Single by Cocteau Twins

from the album Heaven or Las Vegas
- Released: 27 August 1990
- Recorded: September Sound, London
- Genre: Dream pop
- Length: 3:18
- Label: 4AD
- Songwriter: Cocteau Twins
- Producer: Cocteau Twins

Cocteau Twins singles chronology
| "Love's Easy Tears" (1986) | "Iceblink Luck" (1990) | "Evangeline" (1993) |

= Iceblink Luck =

1990 single by the Cocteau Twins

"Iceblink Luck" is a single by Scottish band Cocteau Twins, released by 4AD Records in August 1990. It was the first single from the Heaven or Las Vegas album and the band's first single to be released in the United States. It was the band's second single to reach the Top 40 in the UK Singles Chart, peaking at No. 38. The single was a moderate success in Europe, debuting at No. 43 on the European Airplay Chart as well as at No. 91 on the European Hot 100 Singles chart.

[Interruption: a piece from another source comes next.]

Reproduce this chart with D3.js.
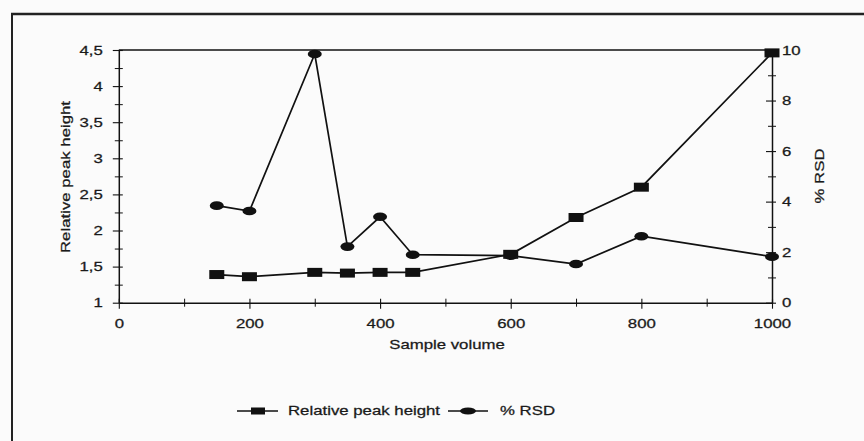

Featuring a more accessible, intelligible sound that AllMusic described as "almost a rave-up", the single managed to achieve airplay on the UK's national radio, and the album proved to be the band's highest-charting release in the UK.

Upon its release, "Iceblink Luck" received favorable airplay on national radio stations, including in the United Kingdom and Switzerland where it was added to several radio stations B-list playlists, and in Holland where it was ranked amongst the Top 5 "power play" tracks on national radio.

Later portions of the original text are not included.